Last I totally agree with an earlier comment that you should make a lot - you'll have friends you never know existed once one person samples your homemade jerky. Dottie and I wait for Wednsday's paper ( When the supermarket flyers announce their sales for the week) and inevitably somebody will have london broils on sale, Buy One, Get One Free, and we stock up - a regular batch is 5-7 broils which yields 3-4 lbs of meat which I sell at work at the rate of 3 ounces for 10 bucks - "Dimebag Dumb-*ss" is what they call me, but I always sell out immediately. And when I have venison Jerky I have to make a list - it's always sold before I make it.

Hope you enjoy making your jerky as much as I do!


----------



## shellbellc (Jan 3, 2008)

I've done jerky a number of times now.  I have never brined, I dry cured.  I use HiMountain jerky cures, they have a number of different flavors.  The jerky has always come out excellent.  I have smoke dried and dehydrater dried.  The dehydrator was more consistent and I think I tasted the cure more, but the smoke dried...man...just a great taste, certainly not store bought taste.  I've had a few people tell me that it was the best jerky they have ever had! 
	

	
	
		
		



		
			






I believe I used a bottom round or eye roast, what ever is on sale and the least bit of marbling!!  BTW, when I smoke dried, I used hickory once, but have used cherry and apple since.


----------



## walking dude (Jan 3, 2008)

what bob said............

i just starting smoking my jerky.....but since i can't control the temps well........i give em some smoke.........and finish up in the dehydrator......i got pics of it here in jerky somewhere...........turns out well..........and never enuff.......

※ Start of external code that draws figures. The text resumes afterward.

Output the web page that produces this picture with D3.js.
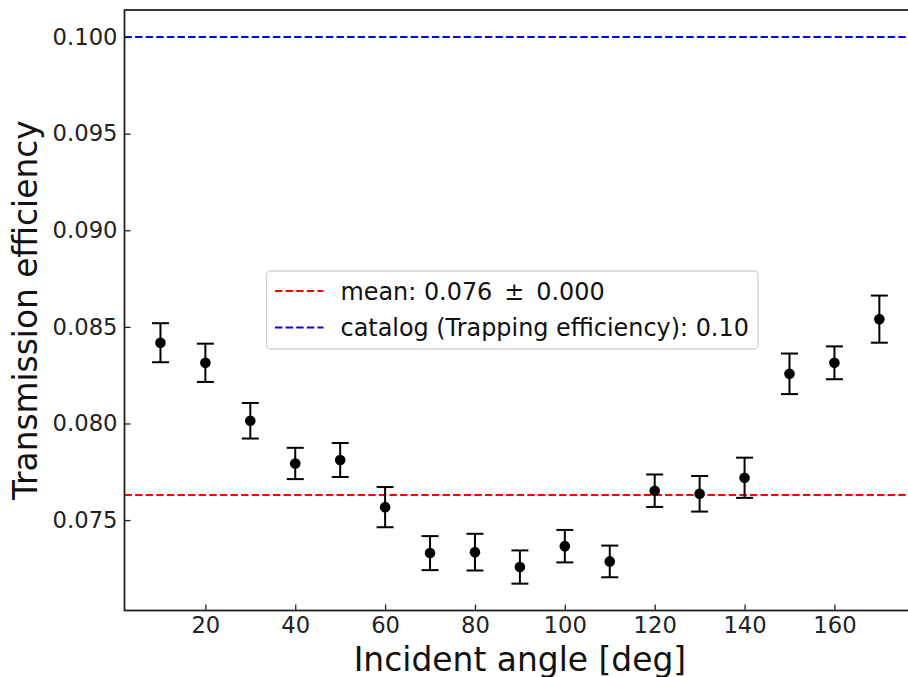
<!DOCTYPE html>
<html lang="en">

<head>
  <meta charset="UTF-8">
  <script src="https://d3js.org/d3.v7.min.js"></script>
  <title>Transmission efficiency vs incident angle</title>
  <style>
    body { margin: 0; background: white; }
    svg { display: block; font-family: 'DejaVu Sans', sans-serif; }
  </style>
</head>

<body>
  <svg width="908" height="677"></svg>

  <script>
    // data
    const angles = [10, 20, 30, 40, 50, 60, 70, 80, 90, 100, 110, 120, 130, 140, 150, 160, 170]
    const efficiency = [0.08418, 0.08314, 0.08014, 0.07793, 0.07811, 0.07567, 0.07329, 0.07334, 0.07257,
      0.07365, 0.07286, 0.07652, 0.07636, 0.07719, 0.08257, 0.08314, 0.08540]
    const errors = [0.00101, 0.00099, 0.00092, 0.00081, 0.00088, 0.00104, 0.00088, 0.00095, 0.00086,
      0.00084, 0.00082, 0.00084, 0.00092, 0.00104, 0.00105, 0.00085, 0.00122]
    const meanValue = 0.0763
    const catalogValue = 0.100
    const xTicks = [20, 40, 60, 80, 100, 120, 140, 160]
    const yTicks = [0.075, 0.080, 0.085, 0.090, 0.095, 0.100]
    const legendLabels = ['mean: 0.076\u2002\u00b1\u20020.000', 'catalog (Trapping efficiency): 0.10']

    const MEAN_COLOR = 'red'
    const CATALOG_COLOR = 'blue'
    const SPINE_COLOR = '#222'
    const DASH = '7.4,3.2'

    const svg = d3.select('svg')

    // axes box (right spine falls outside the picture)
    const plotLeft = 124.5, plotRight = 915.3, plotTop = 10, plotBottom = 610.5

    const x = d3.scaleLinear().domain([2, 178]).range([plotLeft, plotRight])
    const y = d3.scaleLinear().domain([0.07032, 0.1014]).range([plotBottom, plotTop])

    const points = angles.map((a, i) => ({ angle: a, value: efficiency[i], err: errors[i] }))

    // reference lines
    const refs = [
      { value: catalogValue, color: CATALOG_COLOR },
      { value: meanValue, color: MEAN_COLOR }
    ]
    svg.selectAll('.ref')
      .data(refs)
      .enter().append('line')
      .attr('class', 'ref')
      .attr('x1', plotLeft).attr('x2', plotRight)
      .attr('y1', (d) => y(d.value)).attr('y2', (d) => y(d.value))
      .attr('stroke', (d) => d.color)
      .attr('stroke-width', 2)
      .attr('stroke-dasharray', DASH)

    // error bars
    const bars = svg.append('g').attr('stroke', 'black').attr('stroke-width', 2)
    points.forEach((d) => {
      const cx = x(d.angle)
      bars.append('line')
        .attr('x1', cx).attr('x2', cx)
        .attr('y1', y(d.value - d.err)).attr('y2', y(d.value + d.err))
      ;[d.value - d.err, d.value + d.err].forEach((v) => {
        bars.append('line')
          .attr('x1', cx - 8.5).attr('x2', cx + 8.5)
          .attr('y1', y(v)).attr('y2', y(v))
      })
    })

    svg.append('g').selectAll('circle')
      .data(points)
      .enter().append('circle')
      .attr('cx', (d) => x(d.angle))
      .attr('cy', (d) => y(d.value))
      .attr('r', 5.3)
      .attr('fill', 'black')

    // axes, ticks pointing inward
    const xAxis = svg.append('g')
      .attr('transform', `translate(0,${plotBottom})`)
      .call(d3.axisBottom(x).tickValues(xTicks).tickSizeInner(-6).tickSizeOuter(0).tickPadding(6.5))
    const yAxis = svg.append('g')
      .attr('transform', `translate(${plotLeft},0)`)
      .call(d3.axisLeft(y).tickValues(yTicks).tickFormat(d3.format('.3f')).tickSizeInner(-6).tickSizeOuter(0).tickPadding(7))

    ;[xAxis, yAxis].forEach((g) => {
      g.select('.domain').remove()
      g.selectAll('.tick line').attr('stroke', SPINE_COLOR).attr('stroke-width', 1.3)
      g.selectAll('.tick text')
        .attr('fill', '#222')
        .style('font-size', '22.7px')
        .style('font-family', 'DejaVu Sans, sans-serif')
    })

    // spines
    svg.append('rect')
      .attr('x', plotLeft).attr('y', plotTop)
      .attr('width', plotRight - plotLeft).attr('height', plotBottom - plotTop)
      .attr('fill', 'none')
      .attr('stroke', SPINE_COLOR)
      .attr('stroke-width', 1.8)

    // axis labels
    svg.append('text')
      .attr('x', (plotLeft + plotRight) / 2).attr('y', 670.5)
      .attr('text-anchor', 'middle')
      .attr('fill', '#111')
      .style('font-size', '32.9px')
      .text('Incident angle [deg]')

    svg.append('text')
      .attr('transform', `translate(37,${(plotTop + plotBottom) / 2}) rotate(-90)`)
      .attr('text-anchor', 'middle')
      .attr('fill', '#111')
      .style('font-size', '32.8px')
      .text('Transmission efficiency')

    // legend
    const legend = svg.append('g').attr('transform', 'translate(266.5,271)')
    legend.append('rect')
      .attr('width', 491.5).attr('height', 78)
      .attr('rx', 4)
      .attr('fill', 'white').attr('fill-opacity', 0.8)
      .attr('stroke', '#d4d4d4').attr('stroke-width', 1.3)

    const legendColors = [MEAN_COLOR, CATALOG_COLOR]
    legendLabels.forEach((label, i) => {
      const ly = 20 + i * 36.5
      legend.append('line')
        .attr('x1', 8.5).attr('x2', 57)
        .attr('y1', ly).attr('y2', ly)
        .attr('stroke', legendColors[i])
        .attr('stroke-width', 2)
        .attr('stroke-dasharray', DASH)
      legend.append('text')
        .attr('x', 74).attr('y', ly)
        .attr('dy', '0.36em')
        .attr('fill', '#111')
        .style('font-size', '23.9px')
        .text(label)
    })
  </script>
</body>

</html>
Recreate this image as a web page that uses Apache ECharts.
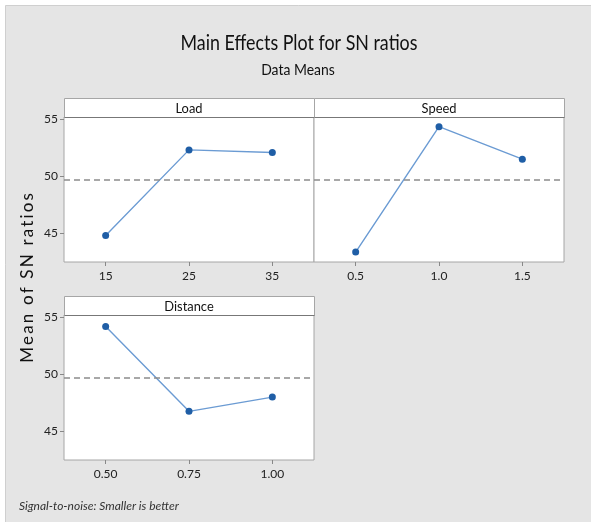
<!DOCTYPE html>
<html>
<head>
<meta charset="utf-8">
<style>
  html, body { margin: 0; padding: 0; background: #ffffff; }
  #chart { width: 591px; height: 522px; }
</style>
<script src="https://cdn.jsdelivr.net/npm/echarts@6/dist/echarts.min.js"></script>
</head>
<body>
<div id="chart"></div>
<script>
// Factor levels (tick labels) and mean SN ratios per level
const loadLevels = ['15', '25', '35'];
const loadMeans = [44.83, 52.32, 52.09];
const speedLevels = ['0.5', '1.0', '1.5'];
const speedMeans = [43.37, 54.35, 51.51];
const distanceLevels = ['0.50', '0.75', '1.00'];
const distanceMeans = [54.19, 46.76, 48.01];
const panelTitles = ['Load', 'Speed', 'Distance'];
const yTicks = [45, 50, 55];
// Overall mean of the SN ratios (reference line)
const grandMean = 49.68;

const FONT = 'Lato, "Open Sans", sans-serif';
const BORDER = '#a6a6a6';
const LINE = '#6b9bd3';
const DOT = '#1f5ea6';

const panels = [
  { levels: loadLevels, means: loadMeans, left: 64, top: 117, showY: true },
  { levels: speedLevels, means: speedMeans, left: 314, top: 117, showY: false },
  { levels: distanceLevels, means: distanceMeans, left: 64, top: 315, showY: true }
];
const PW = 250, PH = 145, STRIP = 19;

const chart = echarts.init(document.getElementById('chart'), null, { renderer: 'canvas' });

const grids = [], xAxes = [], yAxes = [], series = [], graphics = [];

// Page background with thin frame
graphics.push({
  type: 'rect', x: 5.5, y: 5.5, z: -10,
  shape: { width: 600, height: 600 },
  style: { fill: '#e5e5e5', stroke: '#cfcfcf', lineWidth: 1 }
});

panels.forEach((p, i) => {
  grids.push({
    left: p.left, top: p.top, width: PW, height: PH,
    show: true, backgroundColor: '#ffffff', borderColor: BORDER, borderWidth: 1
  });
  xAxes.push({
    type: 'category', gridIndex: i, data: p.levels, boundaryGap: true,
    axisLine: { show: false },
    axisTick: { show: true, alignWithLabel: true, length: 4, lineStyle: { color: '#888' } },
    axisLabel: { color: '#222', fontFamily: FONT, fontSize: 12, margin: 8 },
    splitLine: { show: false }
  });
  yAxes.push({
    type: 'value', gridIndex: i, min: 42.5, max: 55.2,
    axisLine: { show: false },
    axisTick: { show: p.showY, length: 4, customValues: yTicks, lineStyle: { color: '#888' } },
    axisLabel: { show: p.showY, customValues: yTicks, color: '#222', fontFamily: FONT, fontSize: 12, margin: 6 },
    splitLine: { show: false }
  });
  series.push({
    type: 'line', xAxisIndex: i, yAxisIndex: i, data: p.means,
    symbol: 'circle', symbolSize: 7,
    lineStyle: { color: LINE, width: 1.4 },
    itemStyle: { color: DOT },
    markLine: {
      silent: true, symbol: 'none', label: { show: false },
      lineStyle: { color: '#8c8c8c', type: [6, 4], width: 1.5 },
      data: [{ yAxis: grandMean }]
    }
  });
  // Panel header strip
  graphics.push({
    type: 'group', x: p.left, y: p.top - STRIP,
    children: [
      { type: 'rect', shape: { x: 0.5, y: 0.5, width: PW, height: STRIP },
        style: { fill: '#ffffff', stroke: BORDER, lineWidth: 1 } },
      { type: 'line', shape: { x1: 0.5, y1: STRIP + 0.5, x2: PW + 0.5, y2: STRIP + 0.5 },
        style: { stroke: '#777', lineWidth: 1 } },
      { type: 'text', x: PW / 2, y: STRIP / 2 + 0.5, scaleX: 0.92,
        style: { text: panelTitles[i], fill: '#111', font: '14px ' + FONT,
                 align: 'center', verticalAlign: 'middle' } }
    ]
  });
});

// Titles, axis caption and footnote
graphics.push(
  { type: 'text', x: 299, y: 43, scaleX: 0.85,
    style: { text: 'Main Effects Plot for SN ratios', fill: '#111', font: '21px ' + FONT,
             align: 'center', verticalAlign: 'middle' } },
  { type: 'text', x: 298, y: 70, scaleX: 0.93,
    style: { text: 'Data Means', fill: '#111', font: '15px ' + FONT,
             align: 'center', verticalAlign: 'middle' } },
  { type: 'text', x: 28, y: 278, rotation: Math.PI / 2,
    style: { text: 'M\u2009e\u2009a\u2009n  o\u2009f  S\u2009N  r\u2009a\u2009t\u2009i\u2009o\u2009s', fill: '#111', font: '17px ' + FONT,
             align: 'center', verticalAlign: 'middle' } },
  { type: 'text', x: 19, y: 506,
    style: { text: 'Signal-to-noise: Smaller is better', fill: '#333', font: 'italic 12px ' + FONT,
             align: 'left', verticalAlign: 'middle' } }
);

chart.setOption({
  animation: false,
  grid: grids,
  xAxis: xAxes,
  yAxis: yAxes,
  series: series,
  graphic: graphics
});
</script>
</body>
</html>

flank steak, back when i started doing jerky, back in using the oven days, bout 30 years ago........was cheap........the meat of choice.......BUT......since more and more people found out bout doing their OWN jerky.........flank is out the roof................(i am scared they will find out about the .99/lb pork butt sales, and run the price up)...................so i have use the cheapest piece of meat that is in the store............and i always have GREAT jerky..........some of the stores will even slice it for you (i do 1/4 thick slices).........i used to do that.....till one time they sliced WITH the grain.......i always go across the grain.......if i want dental floss, i will buy it.....its cheaper.........eheheheh
to me........with the grain........is gets dental floss like..........but tjm2cw

i also used to kill deer and make jerky with it.......but also like Bob........i can't kill anymore........i even have a hard time with fish.........but not like a mammal............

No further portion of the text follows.